Fed's Kaplan warns global slowdown could spill into US

Federal Reserve Bank of Dallas President Robert Kaplan warned on Friday that slight global slowdown as a result of geopolitical uncertainties could ultimately weigh on the U.S. economy.

“The trade tensions and trade uncertainty, in general, I think is having an effect, probably to some extent on weaker global growth,” Kaplan said during an interview with FOX Business’ Maria Bartiromo. “And it’s certainly, I can tell you... having a chilling effect on [businesses’] decision of capex and expansion.”

The Fed president also suggested the effects of the nearly year-long tit-for-tat trade battle between the U.S. and China will eventually start to impact U.S. economic growth. The S&P 500, for instance, receives more than 45 percent of its revenue from outside of the U.S, he noted.

“My concern is that when global growth decelerates, as we’ve seen in Italy and Germany and underneath the surface in China, that typically is going to spill over in the United States,” he said. “We’re not immune to slowing global growth.”

It’s the latest signal that policymakers at the U.S. central bank will be patient -- and slightly dovish -- in setting monetary policy in the year ahead as they watch for signs of an economic downturn.

During the Federal Open Market Committee’s January meeting, Fed Chair Jerome Powell echoed that sentiment.

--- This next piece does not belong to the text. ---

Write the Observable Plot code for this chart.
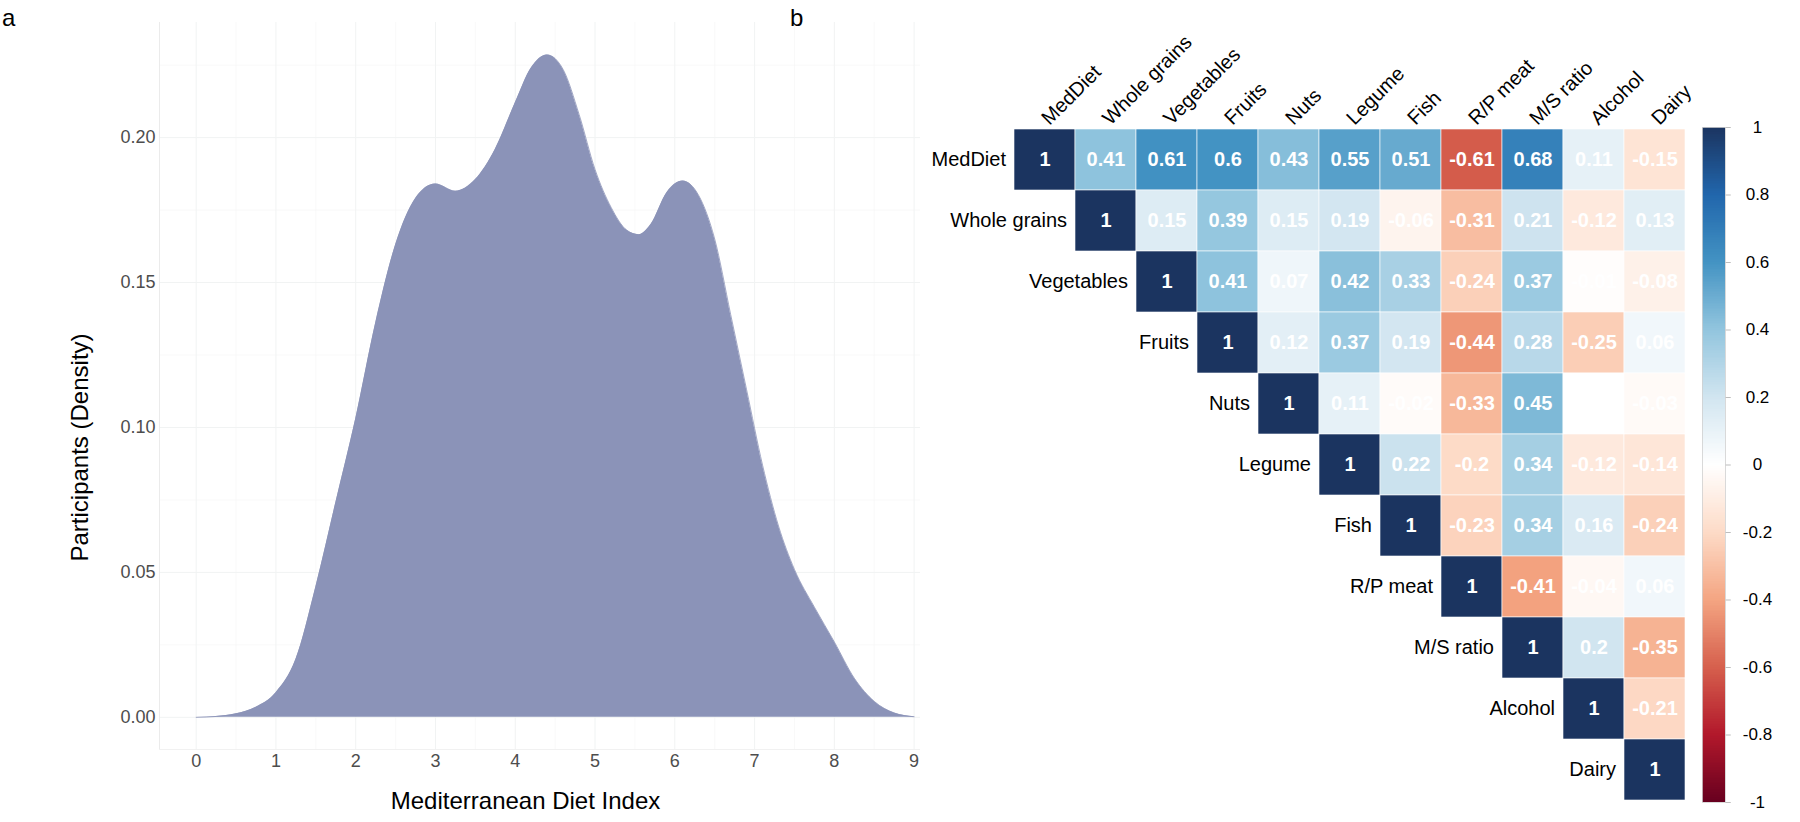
<!DOCTYPE html>
<html>
<head>
<meta charset="utf-8">
<script src="https://cdn.jsdelivr.net/npm/d3@7"></script>
<script src="https://cdn.jsdelivr.net/npm/@observablehq/plot@0.6"></script>
<style>
  body { margin: 0; background: #fff; font-family: "Liberation Sans", Arial, Helvetica, sans-serif; }
  #root { position: relative; width: 1800px; height: 822px; overflow: hidden; background: #fff; }
  .pl { position: absolute; font-size: 24px; line-height: 1; color: #000; font-family: "Liberation Sans", Arial, sans-serif; }
  .holder { position: absolute; top: 0; }
</style>
</head>
<body>
<div id="root">
  <div id="left" class="holder" style="left:0px"></div>
  <div id="heat" class="holder" style="left:920px"></div>
  <div id="bar" class="holder" style="left:1690px"></div>
  <div class="pl" style="left:2px;top:6px">a</div>
  <div class="pl" style="left:790px;top:6px">b</div>
</div>
<script>
// ---------- Panel a: density of the Mediterranean Diet Index ----------
const dietIndex = [0, 0.25, 0.5, 0.75, 1.0, 1.25, 1.5, 1.75, 2.0, 2.25, 2.5, 2.75, 3.0, 3.25, 3.5, 3.75, 4.0, 4.2, 4.4, 4.6, 4.8, 5.0, 5.2, 5.4, 5.55, 5.7, 5.9, 6.1, 6.3, 6.5, 6.7, 6.9, 7.1, 7.3, 7.5, 7.75, 8.0, 8.25, 8.5, 8.75, 9.0];
const densityValues = [0.0000, 0.0003, 0.0012, 0.0035, 0.0085, 0.020, 0.045, 0.074, 0.103, 0.136, 0.163, 0.179, 0.184, 0.1815, 0.1855, 0.196, 0.212, 0.224, 0.2285, 0.2235, 0.208, 0.189, 0.176, 0.168, 0.1665, 0.170, 0.181, 0.185, 0.180, 0.165, 0.139, 0.113, 0.087, 0.066, 0.051, 0.038, 0.026, 0.0135, 0.0055, 0.0015, 0.0002];
const xTicks = [0, 1, 2, 3, 4, 5, 6, 7, 8, 9];
const xMinor = [0.5, 1.5, 2.5, 3.5, 4.5, 5.5, 6.5, 7.5, 8.5];
const yTicks = [0, 0.05, 0.10, 0.15, 0.20];
const yMinor = [0.025, 0.075, 0.125, 0.175, 0.225];
const xDomain = [-0.46, 9.08];
const yDomain = [-0.0111, 0.2397];

// ---------- Panel b: correlation matrix (upper triangle, each row starts at the diagonal) ----------
const variables = ["MedDiet", "Whole grains", "Vegetables", "Fruits", "Nuts", "Legume", "Fish", "R/P meat", "M/S ratio", "Alcohol", "Dairy"];
const rowMedDiet     = [1, 0.41, 0.61, 0.6, 0.43, 0.55, 0.51, -0.61, 0.68, 0.11, -0.15];
const rowWholeGrains = [1, 0.15, 0.39, 0.15, 0.19, -0.06, -0.31, 0.21, -0.12, 0.13];
const rowVegetables  = [1, 0.41, 0.07, 0.42, 0.33, -0.24, 0.37, -0.01, -0.08];
const rowFruits      = [1, 0.12, 0.37, 0.19, -0.44, 0.28, -0.25, 0.06];
const rowNuts        = [1, 0.11, -0.02, -0.33, 0.45, 0, -0.03];
const rowLegume      = [1, 0.22, -0.2, 0.34, -0.12, -0.14];
const rowFish        = [1, -0.23, 0.34, 0.16, -0.24];
const rowRPMeat      = [1, -0.41, -0.04, 0.06];
const rowMSRatio     = [1, 0.2, -0.35];
const rowAlcohol     = [1, -0.21];
const rowDairy       = [1];
const colorbarTicks = [1, 0.8, 0.6, 0.4, 0.2, 0, -0.2, -0.4, -0.6, -0.8, -1];
const paletteStops  = [-1, -0.8, -0.6, -0.4, -0.2, 0, 0.2, 0.4, 0.6, 0.8, 1];
const paletteColors = ["#67001F", "#B2182B", "#D6604D", "#F4A582", "#FDDBC7", "#FFFFFF", "#D1E5F0", "#92C5DE", "#4393C3", "#2166AC", "#1b3460"];

const FONT = '"Liberation Sans", Arial, Helvetica, sans-serif';

// ---- build tables ----
const density = dietIndex.map((t, i) => ({t, d: densityValues[i]}));
const corrRows = [rowMedDiet, rowWholeGrains, rowVegetables, rowFruits, rowNuts, rowLegume, rowFish, rowRPMeat, rowMSRatio, rowAlcohol, rowDairy];
const cells = [];
corrRows.forEach((vals, i) => vals.forEach((v, k) => cells.push({row: variables[i], col: variables[i + k], value: v})));

const colorScale = {type: "linear", domain: paletteStops, range: paletteColors, clamp: true};

// ---- Panel a ----
const left = Plot.plot({
  width: 920, height: 822,
  marginLeft: 159, marginRight: 0, marginTop: 22, marginBottom: 73,
  style: {background: "transparent", fontFamily: FONT, overflow: "visible"},
  x: {domain: xDomain},
  y: {domain: yDomain},
  marks: [
    Plot.gridX(xMinor, {stroke: "#f6f7f7", strokeOpacity: 1, strokeWidth: 0.7}),
    Plot.gridY(yMinor, {stroke: "#f6f7f7", strokeOpacity: 1, strokeWidth: 0.7}),
    Plot.gridX(xTicks, {stroke: "#f1f3f3", strokeOpacity: 1, strokeWidth: 1}),
    Plot.gridY(yTicks, {stroke: "#f1f3f3", strokeOpacity: 1, strokeWidth: 1}),
    Plot.ruleX([xDomain[0]], {stroke: "#ebebeb", strokeWidth: 1}),
    Plot.ruleY([yDomain[0]], {stroke: "#f1f1f1", strokeWidth: 1}),
    Plot.areaY(density, {x: "t", y: "d", fill: "#8b93b8", curve: "monotone-x"}),
    Plot.lineY(density, {x: "t", y: "d", stroke: "#8b93b8", strokeWidth: 0.8, curve: "monotone-x"}),
    Plot.axisX(xTicks, {tickSize: 0, tickPadding: 5, fontSize: 18, color: "#4d4d4d", label: null}),
    Plot.axisY(yTicks, {tickSize: 0, tickPadding: 4, fontSize: 18, color: "#4d4d4d", tickFormat: d3.format(".2f"), label: null}),
    Plot.text(["Mediterranean Diet Index"], {frameAnchor: "bottom", dx: -14.5, dy: 52, fontSize: 24, fill: "#000", textAnchor: "middle", lineAnchor: "middle"}),
    Plot.text(["Participants (Density)"], {frameAnchor: "left", dx: -79, dy: 61.5, rotate: -90, fontSize: 24, fill: "#000", textAnchor: "middle", lineAnchor: "middle"})
  ]
});
document.getElementById("left").appendChild(left);

// ---- Panel b: heatmap ----
const heat = Plot.plot({
  width: 880, height: 822,
  marginLeft: 90, marginRight: 111, marginTop: 127, marginBottom: 20,
  style: {background: "transparent", fontFamily: FONT, overflow: "visible", fontSize: "20px"},
  x: {type: "band", domain: variables, padding: 0},
  y: {type: "band", domain: variables, padding: 0, axis: null},
  color: colorScale,
  marks: [
    Plot.cell(cells, {x: "col", y: "row", fill: "value", stroke: "white", strokeWidth: 0.6, inset: 0}),
    Plot.text(cells, {x: "col", y: "row", text: d => String(d.value), fill: "white", fontWeight: "bold", fontSize: 20}),
    Plot.text(variables, {x: d => d, y: d => d, text: d => d, textAnchor: "end", dx: -39, fontSize: 20, fill: "#000"}),
    Plot.axisX({anchor: "top", tickSize: 0, tickPadding: 6, tickRotate: -45, fontSize: 20, label: null, color: "#000"})
  ]
});
document.getElementById("heat").appendChild(heat);

// ---- Colorbar ----
const rampSteps = d3.range(-1, 1, 0.005);
const bar = Plot.plot({
  width: 110, height: 822,
  marginLeft: 12, marginRight: 75, marginTop: 127, marginBottom: 20,
  style: {background: "transparent", fontFamily: FONT, overflow: "visible"},
  x: {domain: [0, 1], axis: null},
  y: {domain: [-1, 1], axis: null},
  color: colorScale,
  marks: [
    Plot.rect(rampSteps, {x1: 0, x2: 1, y1: d => d, y2: d => d + 0.0062, fill: d => d + 0.0025, inset: 0, shapeRendering: "crispEdges"}),
    Plot.ruleY(colorbarTicks, {x1: 1, x2: 1.25, stroke: "#bdbdbd", strokeWidth: 1}),
    Plot.frame({stroke: "#d0d0d0", strokeWidth: 0.8}),
    Plot.text(colorbarTicks, {x: 1, y: d => d, text: d => String(d), dx: 32, textAnchor: "middle", fontSize: 17, fill: "#000"})
  ]
});
document.getElementById("bar").appendChild(bar);
</script>
</body>
</html>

Strong economic data -- the unemployment rate remains near historic lows, and inflation is still hovering around the Fed's 2 percent goal -- indicates the economy will grow at a "solid pace" in the year ahead, Powell said, albeit slower than in 2018.

But Powell also said that cumulative effects from the U.S.-China trade war; uncertainties surrounding Brexit and economic fallout from a 35-day partial government shutdown in the U.S. warranted a "patient wait-and-see approach" regarding future rate decisions.


"We still see sustained expansion of economic activity, strong labor conditions and inflation near 2 percent," Powell said at the time. "But the crosscurrents suggest a less favorable outlook."